WHAT TO PRODUCE>
Begin at the first line of the data and copy each line through the one containing "const legendTitle = 'Treatment';", that line included, with no pictures.

DATA SEGMENT>
--*--

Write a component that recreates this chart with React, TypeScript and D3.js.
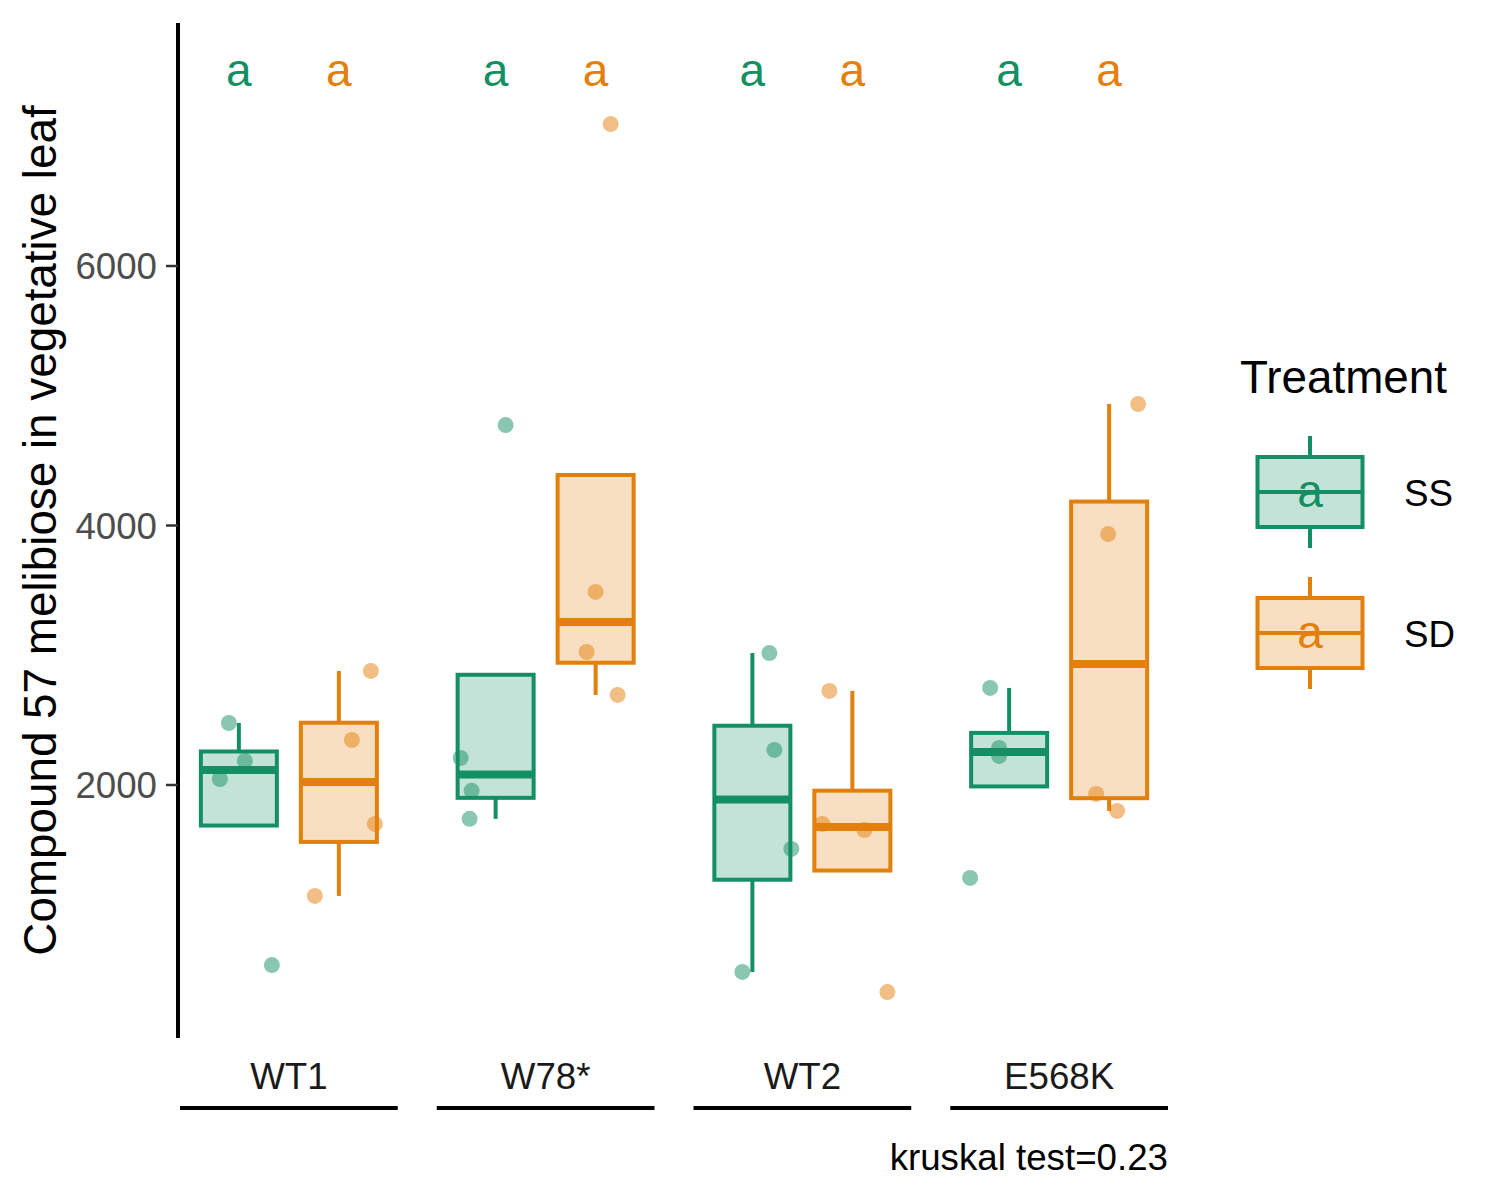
import React, { useEffect, useRef } from 'react';
import * as d3 from 'd3';

const genotypes = ['WT1', 'W78*', 'WT2', 'E568K'];
const treatments = ['SS', 'SD'];
const treatmentColors = ['#148F63', '#E37F0B'];
const yTicks = [2000, 4000, 6000];
const ssLetters = ['a', 'a', 'a', 'a'];
const sdLetters = ['a', 'a', 'a', 'a'];
const letterY = 7500;
const kruskalLabel = 'kruskal test=0.23';
const yTitle = 'Compound 57 melibiose in vegetative leaf';
const legendTitle = 'Treatment';

// four plants per genotype x treatment
const ssValues = [
  [2478, 2185, 2046, 612],
  [4774, 2208, 1955, 1739],
  [3017, 2270, 1507, 559],
  [2748, 2286, 2224, 1284],
];
const sdValues = [
  [2879, 2347, 1700, 1145],
  [3488, 3025, 2694, 7094],
  [2725, 1700, 1653, 404],
  [4936, 3934, 1931, 1800],
];
// horizontal jitter of each point, as a fraction of the dodge width
const ssJitter = [
  [-0.1, 0.06, -0.19, 0.33],
  [0.1, -0.35, -0.24, -0.26],
  [0.17, 0.22, 0.39, -0.1],
  [-0.19, -0.1, -0.1, -0.39],
];
const sdJitter = [
  [0.32, 0.13, 0.36, -0.24],
  [0.0, -0.09, 0.22, 0.15],
  [-0.23, -0.3, 0.12, 0.35],
  [0.29, -0.01, -0.13, 0.08],
];

const FONT = "'Liberation Sans', Arial, Helvetica, sans-serif";

function boxStats(values: number[]) {
  const s = values.slice().sort(d3.ascending);
  const q1 = d3.quantileSorted(s, 0.25) as number;
  const med = d3.quantileSorted(s, 0.5) as number;
  const q3 = d3.quantileSorted(s, 0.75) as number;
  const iqr = q3 - q1;
  const inside = s.filter(v => v >= q1 - 1.5 * iqr && v <= q3 + 1.5 * iqr);
  return { q1, med, q3, lo: d3.min(inside) as number, hi: d3.max(inside) as number };
}

export default function App() {
  const ref = useRef<SVGSVGElement>(null);

  useEffect(() => {
    const svg = d3.select(ref.current);
    svg.selectAll('*').remove();

    const x = d3.scaleBand<string>().domain(genotypes).range([180, 1168]).paddingInner(0.152);
    const dodge = d3
      .scaleBand<string>()
      .domain(treatments)
      .range([0, x.bandwidth()])
      .paddingInner(0)
      .paddingOuter(0.0886);
    const y = d3.scaleLinear().domain([50, 7873]).range([1038, 23]);
    const color = d3.scaleOrdinal<string, string>().domain(treatments).range(treatmentColors);
    const boxW = dodge.bandwidth() * 0.76;

    const groups = genotypes.flatMap((g, gi) =>
      treatments.map((t, ti) => {
        const vals = ti === 0 ? ssValues[gi] : sdValues[gi];
        const jit = ti === 0 ? ssJitter[gi] : sdJitter[gi];
        return {
          g,
          t,
          cx: (x(g) as number) + (dodge(t) as number) + dodge.bandwidth() / 2,
          stats: boxStats(vals),
          points: vals.map((v, i) => ({ v, j: jit[i] })),
          letter: ti === 0 ? ssLetters[gi] : sdLetters[gi],
        };
      })
    );

    // y axis
    const yAxis = svg.append('g');
    yAxis
      .append('line')
      .attr('x1', 178)
      .attr('x2', 178)
      .attr('y1', y.range()[0])
      .attr('y2', y.range()[1])
      .attr('stroke', '#000')
      .attr('stroke-width', 4);
    const ticks = yAxis.selectAll('g.tick').data(yTicks).enter().append('g');
    ticks
      .append('line')
      .attr('x1', 166)
      .attr('x2', 178)
      .attr('y1', d => y(d))
      .attr('y2', d => y(d))
      .attr('stroke', '#333')
      .attr('stroke-width', 2.5);
    ticks
      .append('text')
      .attr('x', 157)
      .attr('y', d => y(d))
      .attr('dy', '0.36em')
      .attr('text-anchor', 'end')
      .attr('font-family', FONT)
      .attr('font-size', 36.7)
      .attr('fill', '#4D4D4D')
      .text(d => d);

    svg
      .append('text')
      .attr('transform', `translate(56, ${(y.range()[0] + y.range()[1]) / 2}) rotate(-90)`)
      .attr('text-anchor', 'middle')
      .attr('font-family', FONT)
      .attr('font-size', 45.8)
      .attr('fill', '#000')
      .text(yTitle);

    // boxes
    const box = svg.selectAll('g.box').data(groups).enter().append('g');
    box
      .filter(d => d.stats.hi > d.stats.q3)
      .append('line')
      .attr('x1', d => d.cx)
      .attr('x2', d => d.cx)
      .attr('y1', d => y(d.stats.q3))
      .attr('y2', d => y(d.stats.hi))
      .attr('stroke', d => color(d.t))
      .attr('stroke-width', 4);
    box
      .filter(d => d.stats.lo < d.stats.q1)
      .append('line')
      .attr('x1', d => d.cx)
      .attr('x2', d => d.cx)
      .attr('y1', d => y(d.stats.q1))
      .attr('y2', d => y(d.stats.lo))
      .attr('stroke', d => color(d.t))
      .attr('stroke-width', 4);
    box
      .append('rect')
      .attr('x', d => d.cx - boxW / 2)
      .attr('width', boxW)
      .attr('y', d => y(d.stats.q3))
      .attr('height', d => y(d.stats.q1) - y(d.stats.q3))
      .attr('fill', d => color(d.t))
      .attr('fill-opacity', 0.25)
      .attr('stroke', d => color(d.t))
      .attr('stroke-width', 4);
    box
      .append('line')
      .attr('x1', d => d.cx - boxW / 2)
      .attr('x2', d => d.cx + boxW / 2)
      .attr('y1', d => y(d.stats.med))
      .attr('y2', d => y(d.stats.med))
      .attr('stroke', d => color(d.t))
      .attr('stroke-width', 8);

    // jittered points
    box
      .selectAll('circle')
      .data(d => d.points.map(p => ({ ...p, cx: d.cx, t: d.t })))
      .enter()
      .append('circle')
      .attr('cx', p => p.cx + p.j * dodge.step())
      .attr('cy', p => y(p.v))
      .attr('r', 8)
      .attr('fill', p => color(p.t))
      .attr('fill-opacity', 0.5);

    // letters
    svg
      .selectAll('text.letter')
      .data(groups)
      .enter()
      .append('text')
      .attr('x', d => d.cx)
      .attr('y', y(letterY))
      .attr('dy', '0.32em')
      .attr('text-anchor', 'middle')
      .attr('font-family', FONT)
      .attr('font-size', 46)
      .attr('fill', d => color(d.t))
      .text(d => d.letter);

    // genotype labels + underline
    const lab = svg.selectAll('g.lab').data(genotypes).enter().append('g');
    lab
      .append('text')
      .attr('x', d => (x(d) as number) + x.bandwidth() / 2)
      .attr('y', 1089)
      .attr('text-anchor', 'middle')
      .attr('font-family', FONT)
      .attr('font-size', 36.7)
      .attr('fill', '#1A1A1A')
      .text(d => d);
    lab
      .append('line')
      .attr('x1', d => x(d) as number)
      .attr('x2', d => (x(d) as number) + x.bandwidth())
      .attr('y1', 1108)
      .attr('y2', 1108)
      .attr('stroke', '#000')
      .attr('stroke-width', 4);

    svg
      .append('text')
      .attr('x', x.range()[1])
      .attr('y', 1170)
      .attr('text-anchor', 'end')
      .attr('font-family', FONT)
      .attr('font-size', 36.7)
      .attr('fill', '#000')
      .text(kruskalLabel);

    // legend
    const legend = svg.append('g');
    legend
      .append('text')
      .attr('x', 1240)
      .attr('y', 393)
      .attr('font-family', FONT)
      .attr('font-size', 45.8)
      .attr('fill', '#000')
      .text(legendTitle);
    const key = legend
      .selectAll('g.key')
      .data(treatments)
      .enter()
      .append('g')
      .attr('transform', (d, i) => `translate(1310, ${492 + i * 141})`);
    key
      .append('line')
      .attr('y1', -56)
      .attr('y2', 56)
      .attr('stroke', d => color(d))
      .attr('stroke-width', 4);
    key
      .append('rect')
      .attr('x', -52.5)
      .attr('y', -35)
      .attr('width', 105)
      .attr('height', 70)
      .attr('fill', '#fff')
      .attr('stroke', 'none');
    key
      .append('rect')
      .attr('x', -52.5)
      .attr('y', -35)
      .attr('width', 105)
      .attr('height', 70)
      .attr('fill', d => color(d))
      .attr('fill-opacity', 0.25)
      .attr('stroke', d => color(d))
      .attr('stroke-width', 4);
    key
      .append('line')
      .attr('x1', -52.5)
      .attr('x2', 52.5)
      .attr('stroke', d => color(d))
      .attr('stroke-width', 4);
    key
      .append('text')
      .attr('dy', '0.32em')
      .attr('text-anchor', 'middle')
      .attr('font-family', FONT)
      .attr('font-size', 46)
      .attr('fill', d => color(d))
      .text('a');
    key
      .append('text')
      .attr('x', 94)
      .attr('dy', '0.38em')
      .attr('font-family', FONT)
      .attr('font-size', 36.7)
      .attr('fill', '#000')
      .text(d => d);
  }, []);

  return (
    <svg
      ref={ref}
      width={1500}
      height={1200}
      style={{ position: 'absolute', left: 0, top: 0, background: '#fff' }}
    />
  );
}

--*--

CORRECT OUTPUT>
Write a component that recreates this chart with React, TypeScript and D3.js.
import React, { useEffect, useRef } from 'react';
import * as d3 from 'd3';

const genotypes = ['WT1', 'W78*', 'WT2', 'E568K'];
const treatments = ['SS', 'SD'];
const treatmentColors = ['#148F63', '#E37F0B'];
const yTicks = [2000, 4000, 6000];
const ssLetters = ['a', 'a', 'a', 'a'];
const sdLetters = ['a', 'a', 'a', 'a'];
const letterY = 7500;
const kruskalLabel = 'kruskal test=0.23';
const yTitle = 'Compound 57 melibiose in vegetative leaf';
const legendTitle = 'Treatment';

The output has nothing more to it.